Вот я бывало выйду поздним вечером на крыльцо покурить и вдруг слышу за собою: уй-юй! И у меня на душе сразу станет веселей.
Ехал в автобусе с двумя килограммами корюшки в одной руке и картиной «Милицейское танго» в другой. Петербуржцы смотрели на меня благосклонно. Одна бабушка так меня зауважала, что даже попыталась уступить мне место. «Сидите, женщина, сидите», — сделал я ей комплимент.
Май
А такая сейчас наша жизнь.
То есть не Наша Жизнь в каком-нибудь там смысле, а просто так жизнь, без всякого смысла.
А писать ничего не хочется, всё и так хорошо.
…Россия и тем ещё отличается от просвещённых стран, что для того, чтобы высказать в кругу самых близких друзей даже не любовь, а всего лишь отсутствие ненависти к царствующему государю, требуется большое мужество.
Не нравится мне хозяйство у деда Пахома.
Придёшь к нему за картошкой, а там газончик, цветочки. Хоть бы где доска трухлявая валялась или там ржавая коса с треснутым косовилом. И собаки такие справные, что аж будки за собой на цепях таскают. И картошка прошлогодняя хоть бы одна проросшая, не говоря уже про гнилая.
Прямо хоть сейчас зови корреспондента из районного телевидения и снимай репортаж про возрождение русской деревни.
А по мне в хорошем хозяйстве непременно должны быть заросли крапивы и гнилая кадушка с лягушонками, кривой плетень с дырявыми вёдрами и сваленные за сараем серые доски с видом на закат и заросшую лебедой картошку. И чтобы малина росла где попало и яблоки валялись прямо на земле: бери и ешь.
Вот такое хозяйство я и считаю образцовым и оно у меня почти всё есть. Разве что лебеда ещё не поспела и яблоки не попадали.
Кстати о нашем огороде — он справа. Но не расцвёл ещё как следует.
А мы девятое мая отпраздновали на горке прямо за нашим огородом. На горке этой когда-то были выстроены великолепные немецкие фортификации по самому последнему слову оборонительной науки. Отличное место: всё вообще простреливается насквозь. Объём выполненных землекопательных работ впечатляет до сих пор.
В позапрошлом году, рассказывают бабки, приезжали немцы из Германии. Спросили где могилки, им показали. Там крестик стоит серенький с тремя перекладинами.
Пожил четыре дня в городе. Сделался совершенно больной: никаких тут удобств — если в доме холодно, невозможно затопить печку. Если нет горячей воды, то согреть её можно разве что в чайнике. Тьфу на вашу цивилизацию, ходите и дальше по своим гипермаркетам и гей-клубам, а я поехал обратно.

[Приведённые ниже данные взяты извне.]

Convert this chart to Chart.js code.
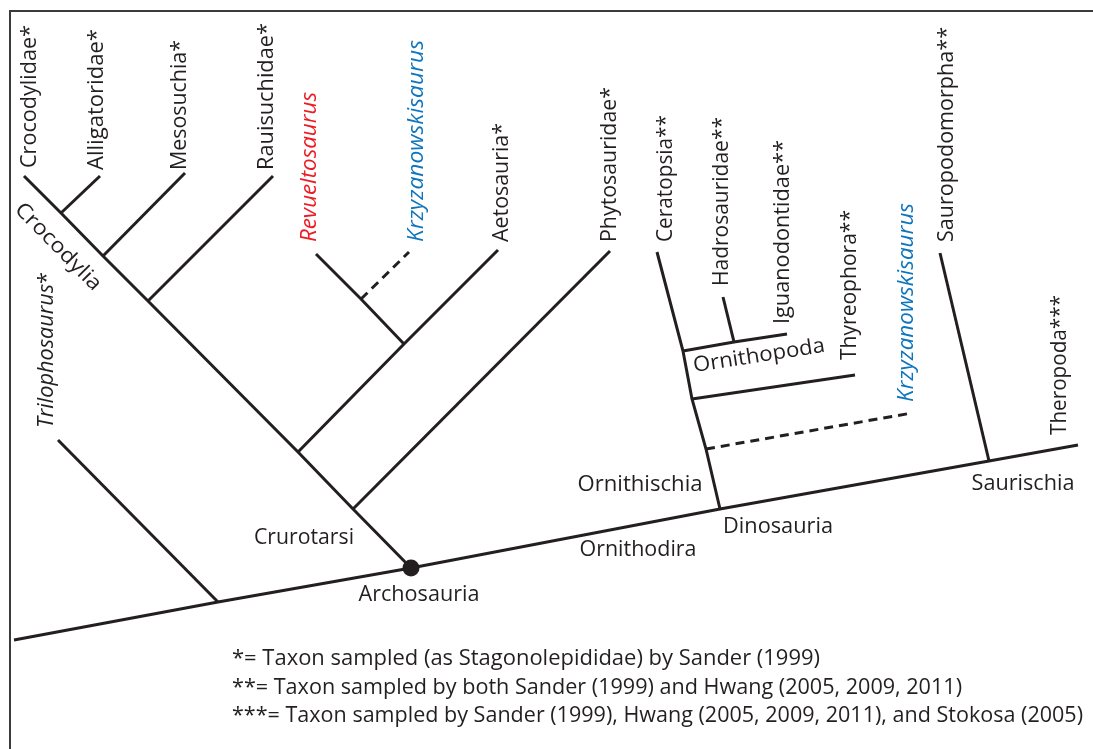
<!DOCTYPE html>
<html><head><meta charset="utf-8">
<script src="https://cdn.jsdelivr.net/npm/chart.js@4.4.1/dist/chart.umd.min.js"></script>
<style>html,body{margin:0;padding:0;background:#fff;overflow:hidden}#wrap{width:1093px;height:749px}</style>
</head><body><div id="wrap"><canvas id="c" width="1093" height="749"></canvas></div>
<script>
// ---- DATA: cladogram (units = figure coordinates) ----
const tipNames = ['Crocodylidae*','Alligatoridae*','Mesosuchia*','Rauisuchidae*','Revueltosaurus','Krzyzanowskisaurus','Aetosauria*','Phytosauridae*','Ceratopsia**','Hadrosauridae**','Iguanodontidae**','Thyreophora**','Krzyzanowskisaurus','Sauropodomorpha**','Theropoda***','Trilophosaurus*'];
const tipX = [24,100,185,273,316,409,498,610,657,723,787,855,912,940,1078,58];
const tipY = [176,176,173,176,254,252,250,251,252,297,334,375,413,253,445,440];

const cladeNames = ['root','Trilophosaurus split','Archosauria','Phytosauridae split','Aetosauria split','Rauisuchidae split','Mesosuchia split','Crocodylia','Revueltosaurus split','Krzyzanowskisaurus split','Dinosauria','Ornithopoda','Hadrosauridae split','Thyreophora split','Krzyzanowskisaurus dino split','Saurischia'];
const cladeX = [14,218,411,353,298,148,103,61,404,361,720,683,734,692,706,989];
const cladeY = [640,602,568,509,452,301,256,213,344,299,509,351,342,399,449,461];

// branches as paths through nodes (C = clade node, T = tip)
const paths = [
  ['C0','C1','C2','C10','C15','T14'],
  ['C1','T15'],
  ['C2','C3','C4','C5','C6','C7','T0'],
  ['C7','T1'],
  ['C6','T2'],
  ['C5','T3'],
  ['C4','C8','T6'],
  ['C8','C9','T4'],
  ['C9','T5'],
  ['C3','T7'],
  ['C10','C14','C13','C11','T8'],
  ['C11','C12','T10'],
  ['C12','T9'],
  ['C13','T11'],
  ['C14','T12'],
  ['C15','T13']
];
const pathUncertain = [false,false,false,false,false,false,false,false,true,false,false,false,false,false,true,false];

const footnotes = [
  '*= Taxon sampled (as Stagonolepididae) by Sander (1999)',
  '**= Taxon sampled by both Sander (1999) and Hwang (2005, 2009, 2011)',
  '***= Taxon sampled by Sander (1999), Hwang (2005, 2009, 2011), and Stokosa (2005)'
];

// ---- helpers ----
function pt(k){
  const i = +k.slice(1);
  return k[0]==='C' ? {x:cladeX[i], y:cladeY[i]} : {x:tipX[i], y:tipY[i]};
}
const INK = '#231f20';
const datasets = paths.map((p,i)=>({
  data: p.map(pt), showLine:true, borderColor:INK, borderWidth:3,
  borderDash: pathUncertain[i] ? [9,6] : [], pointRadius:0, fill:false, tension:0,
  borderCapStyle:'butt', borderJoinStyle:'miter'
}));
datasets.push({data:[{x:cladeX[2],y:cladeY[2]}], showLine:false, pointRadius:8.5, pointBackgroundColor:INK, pointBorderWidth:0});

// ---- layout of labels (styles/positions) ----
const FONT = '"Open Sans", "Noto Sans", sans-serif';
const tipDx  = [6,-3,-5,-6,-6,8,4,0,9,-1,-4,-5,-5,7,-18,-11];
const tipGap = [8,6,3,6,12,10,8,9,10,11,10,15,11,11,10,12];
const tipLen = [143,141,130,147,150,202,119,155,127,169,184,150,199,215,140,156];
const tipColor = {4:'#ed1c24',5:'#0f75bd',12:'#0f75bd'};
const tipItalic = {4:true,5:true,12:true,15:true};
const cladeLabels = [
  {n:2, t:'Crurotarsi', dx:-107, dy:-30, w:100, a:0},
  {n:2, t:'Archosauria', dx:8, dy:27, w:121, a:0},
  {n:10, t:'Ornithodira', dx:-82, dy:41, w:117, a:0},
  {n:10, t:'Ornithischia', dx:-80, dy:-24, w:125, a:0},
  {n:10, t:'Dinosauria', dx:58, dy:18, w:110, a:0},
  {n:15, t:'Saurischia', dx:34, dy:23, w:103, a:0},
  {n:11, t:'Ornithopoda', dx:76, dy:5, w:133, a:-8.8},
  {n:7, t:'Crocodylia', dx:-3, dy:34, w:114, a:45.5}
];
const footX = 232, footY = [659,688,716], footW = [588,730,851];

function drawFit(ctx, parts, len){
  let total = 0;
  parts.forEach(p=>{ ctx.font = (p.italic?'italic ':'') + '21px ' + FONT; p.w = ctx.measureText(p.text).width; total += p.w; });
  const s = len/total;
  ctx.scale(s,1);
  let x = 0;
  parts.forEach(p=>{ ctx.font = (p.italic?'italic ':'') + '21px ' + FONT; ctx.fillText(p.text, x, 0); x += p.w; });
}
function splitStar(name, italic){
  const m = name.match(/^([^*]*)(\**)$/);
  const parts = [{text:m[1], italic:!!italic}];
  if (m[2]) parts.push({text:m[2], italic:false});
  return parts;
}

const labels = {
  id:'labels',
  afterDraw(chart){
    const ctx = chart.ctx, X = chart.scales.x, Y = chart.scales.y;
    ctx.save();
    ctx.strokeStyle = '#3b3b3b'; ctx.lineWidth = 2;
    ctx.beginPath(); ctx.moveTo(10,749); ctx.lineTo(10,11); ctx.lineTo(1093,11); ctx.stroke();
    ctx.textBaseline = 'middle'; ctx.textAlign = 'left';
    tipNames.forEach((name,i)=>{
      const px = X.getPixelForValue(tipX[i]) + tipDx[i];
      const py = Y.getPixelForValue(tipY[i]) - tipGap[i];
      ctx.save();
      ctx.fillStyle = tipColor[i] || INK;
      ctx.translate(px,py); ctx.rotate(-Math.PI/2);
      drawFit(ctx, splitStar(name, tipItalic[i]), tipLen[i]);
      ctx.restore();
    });
    ctx.fillStyle = INK;
    cladeLabels.forEach(l=>{
      const px = X.getPixelForValue(cladeX[l.n]) + l.dx;
      const py = Y.getPixelForValue(cladeY[l.n]) + l.dy;
      ctx.save(); ctx.translate(px,py); ctx.rotate(l.a*Math.PI/180);
      ctx.translate(-l.w/2,0);
      drawFit(ctx, [{text:l.t, italic:false}], l.w);
      ctx.restore();
    });
    footnotes.forEach((f,i)=>{
      ctx.save(); ctx.translate(footX, footY[i]);
      drawFit(ctx, [{text:f, italic:false}], footW[i]);
      ctx.restore();
    });
    ctx.restore();
  }
};

new Chart(document.getElementById('c'), {
  type:'scatter',
  data:{datasets},
  options:{
    responsive:false, animation:false, devicePixelRatio:1,
    layout:{padding:0, autoPadding:false},
    plugins:{legend:{display:false}, tooltip:{enabled:false}},
    scales:{
      x:{type:'linear', min:0, max:1093, display:false},
      y:{type:'linear', min:0, max:749, reverse:true, display:false}
    }
  },
  plugins:[labels]
});
</script>
</body></html>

Да, в следующую пятницу придётся таки посетить город упырей, менеджеров СЗ и прочих ничтожеств (тм), то есть Москву.
Слава уверяет, что в СК произойдёт таки представление моей книжки с картинками. Я впрочем в это не очень верю, но если Слава сказал, Слава сделает.
Я ещё сам толком не знаю во сколько это будет и почём книжка, но когда узнаю, то напишу.
Вернулся домой.
Старухи в очереди перед автолавкой неодобрительно посмотрели на мерседес с тонированными стёклами, в котором я приехал с вокзала. Хозяин мерседеса, впрочем, в ходе дорожного разговора неохотно признался, что автомобиль его девяносто первого года, но всё равно лучше чем новый.
Кто-то очевидно побывал в нашем дворе за время моего отсутствия: аллюминиевая проволока, которой я запираю ворота, закручена не по-моему.
Но всё, впрочем, на месте: и зелёный пластмассовый рукомойник и почти новая вилка, которой юный Дмитрий Дмитриевич вспахивал участок.
Обошел посадки: все требуют внимания, кроме хмеля. Хмель — как будто бы тут и родился. Будет у нас к осени нормальная ограда.
Сел на крыльцо, закурил, допил коньяк из дорожной фляжки, выдохнул. Соловьи кудахчут даже средь белого дня. Кукушку ещё месяц назад проходивший по каким-то своим делам мимо Вечный Жид для смеху спросил: «Кукушка-кукушка, сколько мне лет осталось?» Кукушка так до сих пор и кукукает. Ни поесть, ни попить, детей своих забыла и не сдохнуть ей, пока все не отсчитает.
Растопил печку, хотя и тепло, но с печкой ещё теплее, рухнул на гостевой трёхспальный поролон и мгновенно заснул беспробудным сном.